KENDRA SITTON | Uptown News
Hundreds gathered in an empty field at Balboa Park for a celebration and a commemoration on Juneteenth. The event, titled “Artist 4 Black Lives,” included performances from several local Black artists as well as displays of visual art.
“We are here to not only protest the injustices that we face here in America, but we are also here to celebrate Juneteenth, mourn our brothers and sisters that we’ve lost over American history and to show love — amplify Black artists, amplify Black voices,” organizer Eboni Muse said.
Ahead of the event, organizers hoped for 100 people to come together to honor Black lives lost and celebrate Black lives still here. Instead, over 1,000 people came to the sit in in the grass near President’s Way.
13-year-old Alanna Jolee performed her original song “I Can’t Breathe” based on some of George Floyd’s last words. In a moment of levity, drag performer Friidae danced for the jubilant crowd. After uproarious applause, the artist explained this was the biggest audience she had ever performed for.

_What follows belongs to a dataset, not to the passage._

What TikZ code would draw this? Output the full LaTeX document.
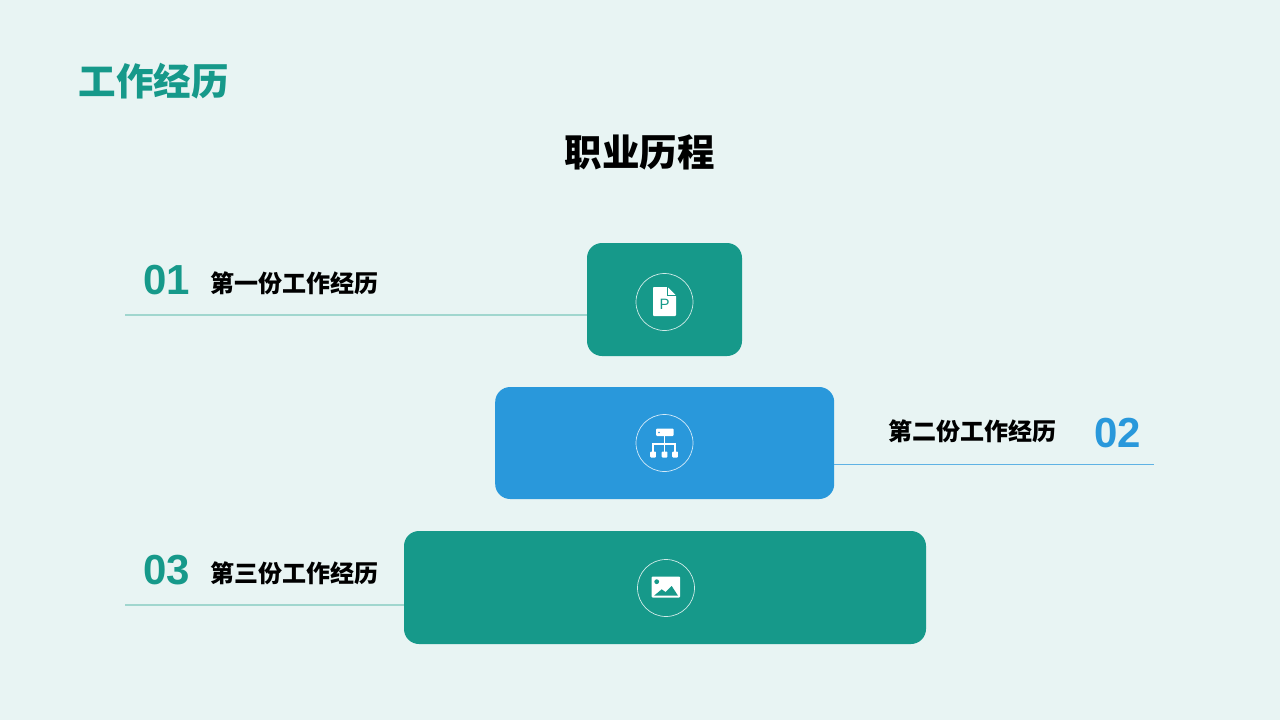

The varied performances included acoustic bands, poetry, hip-hop, and testimony from a local woman brutally arrested at a recent protest.
On the visual art side, canvases displayed support for Black Lives Matter. Mechanical engineering student Rylee Pamelar explained he felt the need to use his drawing skill to draw attention to recent victims of police killings.
The event was planned in barely a week after actor Eileen Bowman posted on social media asking how local artists will respond to the recent uprising in response to the police killing of George Floyd.
“A lot of us were calling to our theaters wondering why we hadn’t heard from them and to other artists that are allies and why we haven’t heard from them. While we did that, one of my really awesome allies, [Bowman] posted ‘What are we going to do?’” explained Muse, who spearheaded the event. “We threw out some ideas and one of the ideas was ‘We should do a sit and sing.’”
After the decision of what type of event to hold, Muse reached out to a handful of close friends who are Black women artists. They planned the event and brought on several artists to perform. In addition, Ben & Jerry’s served hundreds of people free ice cream from a canopy at the park. Free food was also given to attendees with some donation options.
Muse said the date was picked to coincide with the Juneteenth celebrations as well as to fight back against President Trump’s decision to host a campaign rally in Tulsa on the important African-American holiday (after an outcry, Trump changed the date of the rally to Saturday, June 20). Tulsa is the location of a race massacre in 1921 where a thriving Black middle-class neighborhood was destroyed with hundreds murdered.
“We thought that is very disrespectful and we needed to clap back,” she added.
The Juneteenth holiday originated in Texas in 1865 when enslaved people were told they were freed by the Emancipation Proclamation which was signed nearly two-and-a-half years before.
Muse did not grow up celebrating the holiday but after learning about it as a teenager, intentionally began celebrating it in lieu of Fourth of July. Despite its significance, the holiday has not received federal recognition.
“It should be something that’s important to everyone because it is a part of American history,” Muse said. “It should be something that everyone celebrates and it should be a national holiday.”
As Juneteenth gains broader recognition in mainstream America, that comes with a complicated mix of feelings. Kovu, a leader in the San Diego Black Lives Matter chapter, explained that he does not want to see the holiday cheapened by commercialization or used as an excuse to party.
“It’s fine… just understand what it is. I don’t want it to get Cinco de Mayo’ed,” Kovu said. “That’s not what this is. It’s a celebration as well as a commemoration. Because, yes, our independence, but with that we have to understand that just represents that our independence happened way beforehand and we just got told about it. So it’s a call to the informed.”
Kovu grew up celebrating the holiday after his mom explained that it was their independence day and a part of their culture, a culture others would try to claim was stolen or lost to history. Kovu did hear messages denying the existence of Black culture as a child so Juneteenth celebrations made him feel proud and affirmed his existence.
At the Juneteenth art event, one of the first speakers emphasized how this history should not be overlooked.
“It’s not just Black history. It’s U.S. history. It’s world history,” she said.